Monday, 21 May 2018

Thailand: a rising star in Asia?


Thailand is reported to have the fastest growth rate in Q1 of 2018 in five years. The Thai economy experienced a 4.8% year on year GDP growth and the private consumption in Thailand grew by 3.6% which was 0.2 percent point higher than the previous quarter’s increase. Some economists and investors have raised their estimations of the Thai economic growth in 2018.
There are two crucial sectors supporting the Thai economy. The first one is its rubber industry. Thailand is the world largest rubber exporter that it produced 4.4m tonnes of rubber which was more than a third of global output in 2016. The other sector is its tourist industry. Every year, tourists from all over the world help Thailand to generate approximately $60bn. Rubber is a stable business that many industries, such as the auto industry, largely demand rubber as their important raw materials. Therefore, Thailand does not need to worry too much about its rubber industry. However, tourism can be affected by many factors, including its own national security, the world political tension, as well as the shift in people’s preferences. When Thailand depends too much on its tourism for generating incomes and attracting investment, the Thai economy may be relatively fragile and easy to be affected by the exogenous risk.

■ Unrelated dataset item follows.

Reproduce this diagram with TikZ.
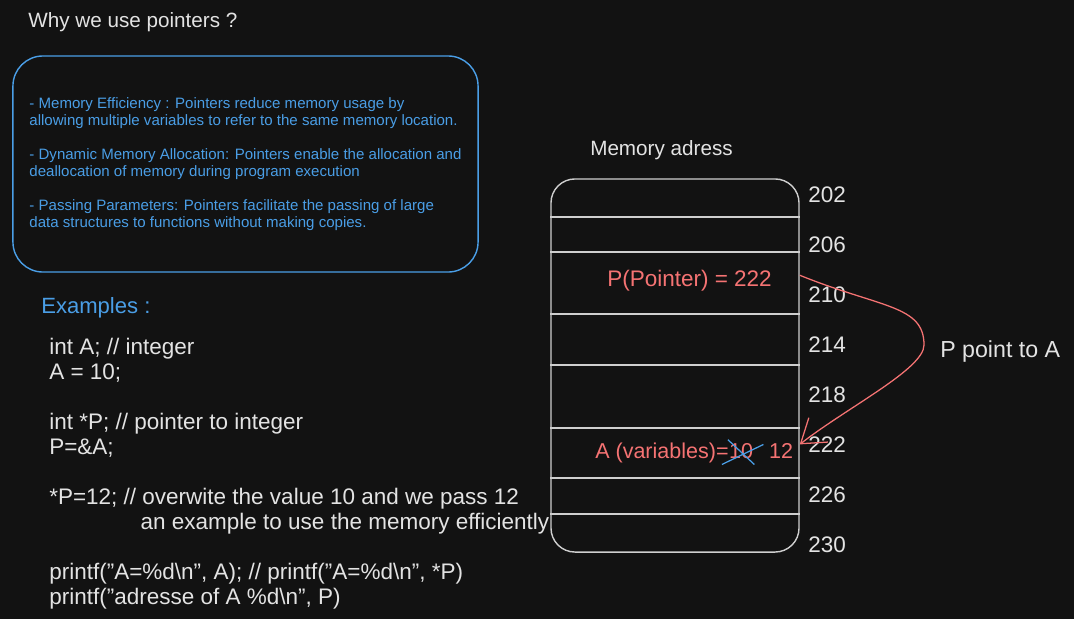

However, due to the rising wage level in China, some companies have moved some of their manufactories to Thailand and other countries such as Vietnam. Such change has been helping Thailand to build more diverse economy. A more diverse economy tends to be more stable, as its resistance to exogenous risk becomes stronger and crisis in an individual sector will not have a significant impact on its overall economic performance.
Overall, I think that the Thai economy is highly like to continue its current pace of expansion as long as it is able to maintain its domestic stability (political stability).